Things can get very bad in England if the Conservatives refuse to embrace UKIP.  This is so because, when a single party splits in two, rather than getting twice as many votes, each gets half as many, leaving power to the party on the opposite side of the aisle. In England, if Conservatives and UKIP combine, they have a clear majority; if they fight it out, the smaller Labour party sweeps the elections. (The GOP should, but won’t, pay attention to this.)

On the subject of energy, Hannan says that there is a vast shale reserve under his own constituency in south-eastern England. However, unlike America, which has vertical rights, the British did not own the land under their property. Since oil recovery can be a messy, noisy prospect, no one has an incentive to engage in it. Only with some ownership rights will they be willing to drill.

Finally, Hannan addressed how he, an individualist, can sit in the EU, the ultimate administrative, top-down, undemocratic body. For one thing, he explained, he is not simply defined by one thing. One can simultaneously be a member of the EU and work to limit its power.  More than that, to the extent the EU is a representative body, he should represent those who don’t like the EU. He admitted, though, that this is an uncomfortable situation for him, especially given that the British still have a vestigial sense of law and individual freedom, while the Europeans fear individual decision-makers (after all, individuals elected Hitler and Mussolini) and have endless faith in the power of elite technocrats.

Lastly, as I mentioned at the top of this post, I had a brief word with Hannan when he signed the book. Interestingly enough, while driving into the City, Charles Martel and I had spoken about the Leftist march through institutions. One of my points was that conservatives made that march easy because, by definition, conservatives are suspicious of institutions. A person who values individualism and liberty is not about to embrace an institution that invariably leads to its opposite. By instinctively retreating from those institutions, however, conservatives created a vacuum that the Left gleefully filled.

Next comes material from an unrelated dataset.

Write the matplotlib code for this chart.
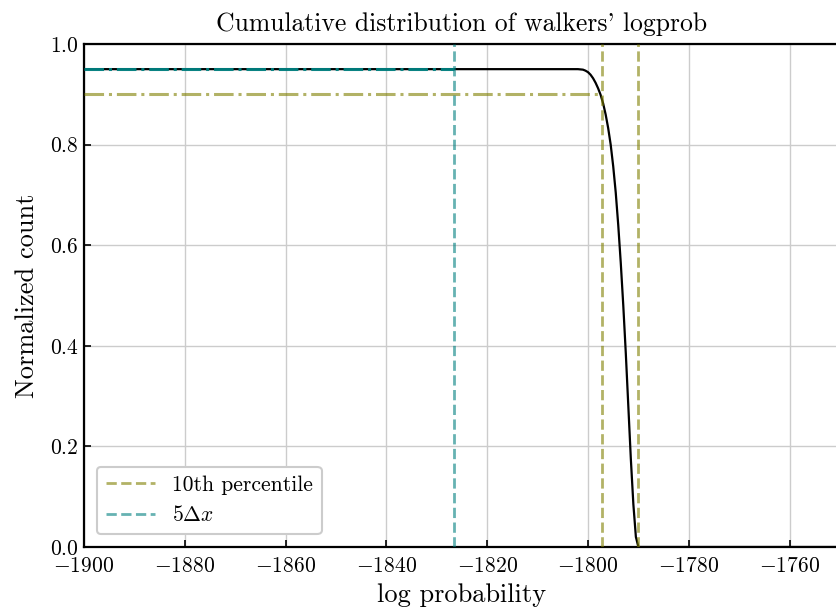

Since Hannan had spoken about the reason a conservative would enter the EU, I suggested that, if he’s asked that question again, he should add that he’s countering the Leftist march through institutions by filling a seat that would otherwise have gone to someone hungering for even more technocratic, bureaucratic power. Hannan really listened to me, and explained that he agrees with me, but that the few conservatives in the EU all speak about the soul-searing difficulty of functioning in that organization. To counter it, every year he organizes a holiday for all of them during which they contribute labor to a charitable organization (building houses for the poor, etc.).

I went in to the luncheon speech expecting to be impressed, and I left . . . impressed. Daniel Hannan is doing what he can to resurrect in the American soul a reverence for the rule of Law and all the benefits that flow from that. It’s up to us to do what we can to spread that idea further.

And one other thing:  Hannan’s talk gave me an insight into why Bush’s efforts to bring freedom to Iraq ultimately failed (with Obama simply adding to that failure when he created the power vacuum into which ISIS marched).  Bush made the mistake of thinking that democracy equals freedom.  In fact, democracy equals the right to vote.  The Soviets all voted.  I remember how the Soviet leadership always boasted that they were a true democracy, unlike America, because they had a 100% turnout in every election, unlike our puny two-digit numbers.  But they were not free.

Giving Iraqis the right to vote was not the same as creating a stable Angl0-American legal system within which they could thrive.  Of course, considering that sharia is a stable legal system, although a terribly repressive and punitive one, it’s doubtful if anyone, even someone with a better understanding of law’s relationship to freedom and stability, could have succeeded in Iraq.  As we have all had reason to learn, the Anglo-American system, which is individual-centric, does not exist in the same universe as sharia, which subordinates the individual completely to the cruel and autocratic will of the long-dead Mohamed.